Anatoly Antonov: We have to state that after the unilateral withdrawal from the INF Treaty in August 2019, the United States did not show a willingness to cooperate to minimise the destructive consequences of the collapse of the agreement. We are fully aware of the risks of a missile arms race escalation. For almost a year, Russia has been honouring its unilateral commitment not to deploy ground-based intermediate- and short-range missiles in regions around the world unless US-made intermediate- and short-range missiles appear in other countries. We have invited the United States and its NATO partners to reciprocate in kind. They, however, rejected our initiative to introduce mutual moratoriums. Washington has relied on the accelerated development of arms previously banned under the INF Treaty and has carried out several tests of such systems. The military-political leadership of the United States makes no secret that it is heading for the deployment of ground-based intermediate- and short-range missiles on its allies' territory, including in Europe. For our part, we are doing everything possible to prevent a worst-case scenario. Specifically, last October, Russian President Vladimir Putin came up with new proposals to stabilise the situation in a "world without the INF Treaty". Our initiatives are still on the table. If the new administration is interested in looking for mutually acceptable solutions regarding intermediate-range weapons, we are ready to work on that.

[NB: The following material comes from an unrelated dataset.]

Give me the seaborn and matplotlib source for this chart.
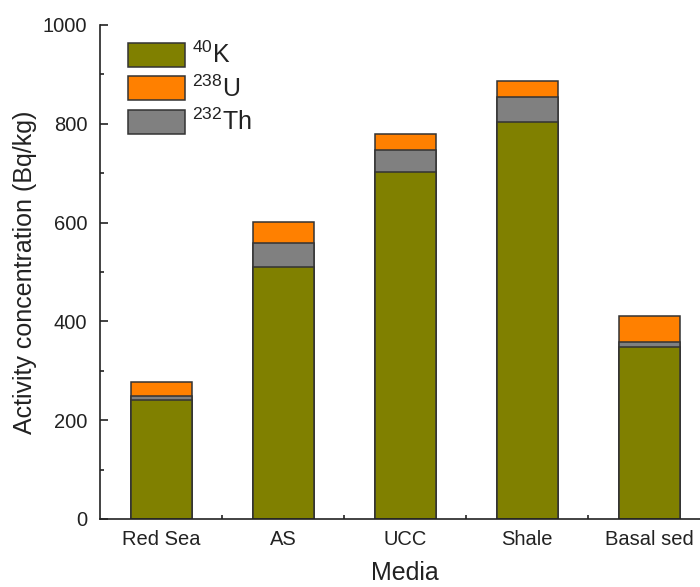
import matplotlib
matplotlib.use("Agg")
import matplotlib.pyplot as plt
from matplotlib.ticker import MultipleLocator, FixedLocator
import seaborn as sns
import pandas as pd

# Activity concentrations (Bq/kg) per medium
media = ["Red Sea", "AS", "UCC", "Shale", "Basal sed"]
k40 = [240, 511, 703, 804, 348]
th232 = [10, 48, 44, 50, 10]
u238 = [28, 43, 32, 33, 52]

colors = {"K": "#808000", "U": "#FF8000", "Th": "#808080"}
edge = "#333333"

sns.set_style("ticks")
plt.rcParams["font.family"] = ["Liberation Sans", "DejaVu Sans"]
plt.rcParams["mathtext.fontset"] = "custom"
plt.rcParams["mathtext.rm"] = "Liberation Sans"
plt.rcParams["mathtext.it"] = "Liberation Sans:italic"
plt.rcParams["mathtext.bf"] = "Liberation Sans:bold"

df = pd.DataFrame({"Media": media, "K": k40, "Th": th232, "U": u238})
df["K_Th"] = df["K"] + df["Th"]
df["total"] = df["K_Th"] + df["U"]

fig = plt.figure(figsize=(7.0, 5.87), dpi=100)
ax = fig.add_axes([100 / 700, 68 / 587, 610 / 700, 494 / 587])

# Stacked layers: draw cumulative heights from the top segment down
common = dict(data=df, x="Media", order=media, width=0.5, ax=ax,
              edgecolor=edge, linewidth=1.1, saturation=1)
sns.barplot(y="total", color=colors["U"], **common)
sns.barplot(y="K_Th", color=colors["Th"], **common)
sns.barplot(y="K", color=colors["K"], **common)

ax.set_xlim(-0.5, 4.5)
ax.set_ylim(0, 1000)
ax.yaxis.set_major_locator(MultipleLocator(200))
ax.yaxis.set_minor_locator(MultipleLocator(100))
ax.xaxis.set_minor_locator(FixedLocator([0.5, 1.5, 2.5, 3.5]))

for side in ("top", "right"):
    ax.spines[side].set_visible(False)
for side in ("left", "bottom"):
    ax.spines[side].set_color("#222222")
    ax.spines[side].set_linewidth(1.2)

ax.tick_params(axis="both", which="major", direction="in", length=6,
               width=1.2, color="#222222", labelsize=14.5, labelcolor="#222222")
ax.tick_params(axis="both", which="minor", direction="in", length=3,
               width=1.2, color="#222222")
ax.tick_params(axis="y", which="major", pad=9)
ax.tick_params(axis="x", which="major", pad=8)

ax.set_xlabel("Media", fontsize=18, color="#222222", labelpad=8.5)
ax.set_ylabel("Activity concentration (Bq/kg)", fontsize=18,
              color="#222222", labelpad=4)

handles = [
    plt.Rectangle((0, 0), 1, 1, facecolor=colors["K"], edgecolor=edge, linewidth=1.1),
    plt.Rectangle((0, 0), 1, 1, facecolor=colors["U"], edgecolor=edge, linewidth=1.1),
    plt.Rectangle((0, 0), 1, 1, facecolor=colors["Th"], edgecolor=edge, linewidth=1.1),
]
labels = [r"$^{40}$K", r"$^{238}$U", r"$^{232}$Th"]
ax.legend(handles, labels, loc="upper left",
          bbox_to_anchor=(128 / 700, 1 - 42 / 587), bbox_transform=fig.transFigure,
          frameon=False, fontsize=18, handlelength=2.28, handleheight=1.12,
          handletextpad=0.28, labelspacing=0.28, borderpad=0, borderaxespad=0,
          labelcolor="#222222")

fig.savefig("out.png", dpi=100)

Question: Has the US provided any evidence that Russia is behind the SolarWinds cyberattack? Or were the accusations unfounded? Did they provide evidence to substantiate the Afghanistan bounties?
Anatoly Antonov: No official accusations have been voiced against Russia or the citizens of our country in connection with a large-scale hacker attack on the American information infrastructure. US intelligence services claimed those responsible are cyber intruders and "probably of Russian origin". The assumptions of a number of high-ranking officials are their own point of view, but cannot be considered as evidence. The United States is continuing its "loudspeaker diplomacy" — spreading versions of events through the media, but not providing any proof. We have repeatedly offered Washington to exchange information on computer attacks and computer incidents. In particular, to transfer data through the National Coordination Centre for Computer Incidents. A statement by Russian President Vladimir Putin from 25 September 2020, proposed a comprehensive programme of measures to restore Russian-American cooperation in the field of international information security. Among other things, they include maintaining continuous and effective communication channels between the relevant agencies in our countries via the centres for the reduction of nuclear danger, computer incident rapid response task forces, and high-level officials. Claims that the Russian Federation allegedly paid monetary rewards for the killing of American servicemen remain on the consciences of the authors of the respective publications. Administration representatives at various levels have repeatedly confirmed there is no evidence of any threats to US troops in Afghanistan from Russia. Moreover, our countries have never stopped cooperating on Afghanistan. Our special envoys are in close contact. We hope that this work will continue under the new administration in the interest of peace in Afghanistan.